Correct compared to $2.59 million
And I hate to say it, but I think you're worried that you think they'll also be similar to the 2 million number for the rest of the year but not with all the higher-margin product. I'm looking this is I see the margins falling off – gross margins from Q1 to Q2. And looks like that why should explained it – Eric most of the gross margin what you said was of product mix?
Correct. 75% to 80% was product mix.
And as I put Bob’s earlier comment we’re looking in the next year to get those higher margin products for higher level and thereby increase our gross margins.
I can’t lay my hands on the document – I am looking for right now I remember the 3,171,000 as you stated but that category is comprised of a multiplicity of categories. And I just I am not sure which of those – what sub category accounts for that shift so if you want to after where I got a few minutes…

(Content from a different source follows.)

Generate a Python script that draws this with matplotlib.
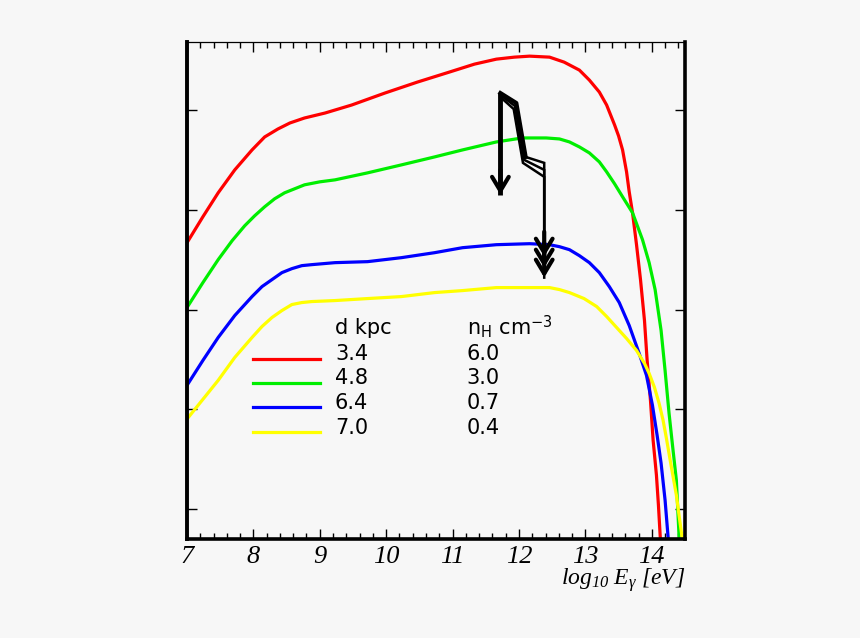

Just cannot lay that decrease on any one segment then or no? And more importantly, where is it going to be in the future?
He is speaking of gross margins Bob.
I think that you don’t need a hope-based comment, but we're taking the actions that we are in the lowering the overhead and a part from price pressure in the marketplace which there is quite a bit when there's all this uncertainty and people are willing to drop their prices try to get the next order I am talking about our competitors. So there's that factor, but apart from that factor and accounting for just the accounting like we're talking about before. Then we think that gross margin should increase in the future. That will be reflected surely when we get into shipping are our new products – later this year and next year so.
And finally, if you can recapture with respect to from six months ago, overall, can you say the overall is confident now or at the beginning of the year or maybe more confident looking forward despite the uncertainties in the marketplace?
I think the key to our success is getting these new products into production okay.
That’s what I think is key to our success.
And there appear to be no further questions at this time.
Thank you very much for participating in the investor conference call this morning. Appreciate your participation and your patience and I’ll talk to you next quarter. Thanks.